Die Erfahrung der Distanz zwischen den beiden Welten – der realen der Bürger auf der einen, der irrealen der Parteien auf der anderen – ist auch den Österreichern nicht fremd. Schließlich ist es nicht allzu lang her, dass wir von einer abgehobenen großen Koalition regiert wurden, die nicht einmal bereit war, über die Risken der Massenmigration ernsthaft nachzudenken. Anders als in Deutschland ist es hier jedoch gelungen, den Kurs zu ändern. Zu diesem Erfolg hat vieles beigetragen. Eines aber ganz sicher: Ohne Kurz und die türkise ÖVP, und ohne die Zusammenarbeit zwischen ÖVP und FPÖ, hätten wir immer noch Zustände wie in Deutschland.

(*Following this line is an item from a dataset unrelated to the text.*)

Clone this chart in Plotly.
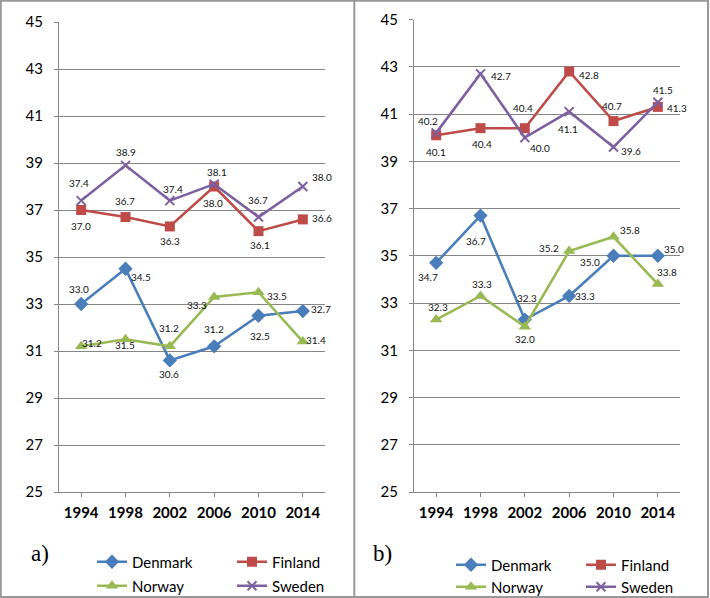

Kurz hat den meisten anderen Politikern voraus, dass er gut zuhören kann und keine vorgefassten Meinungen hat. Er war immer schon ein „Kümmerer“. In ihrer sehr lesenswerten Biografie („Sebastian Kurz“, Finanzbuchverlag, 2019), die in diesen Tagen in die Buchhandlungen kommt, erinnert Judith Grohmann daran, wie Kurz am Beginn seiner Karriere noch als „Unterhaltungskünstler“und „Profilierungsneurotiker“bespöttelt wurde: „Er sei damals auf der Straße sogar angespuckt worden, erzählt Kurz heute. Fast hätte er alles hingeworfen.“Hat er aber nicht. Er hat weitergemacht, ohne sich um den ORF, die linksdrehenden Medien oder gar um den Mob zu scheren, der sich in den sozialen Medien austobt.
Die große Mehrheit der Österreicher hat es enorm geschätzt, dass sich die türkis-blaue Regierung auf die Arbeit konzentrierte und interne Konflikte lange Zeit nicht in aller Öffentlichkeit austrug. In weniger als zwei Jahren konnte jedoch nicht mehr erreicht werden, als erste Reformen in Gang zu setzen. Es liegt im Interesse des Landes, dass diese Politik fortgesetzt wird. Mit den Sozialdemokraten, den Grünen oder den nach links driftenden Neos wird das nicht gehen. Letztlich führt an der FPÖ kein Weg vorbei. Damit wird sich die ÖVP abfinden müssen, wenn sie auf der Überholspur bleiben möchte.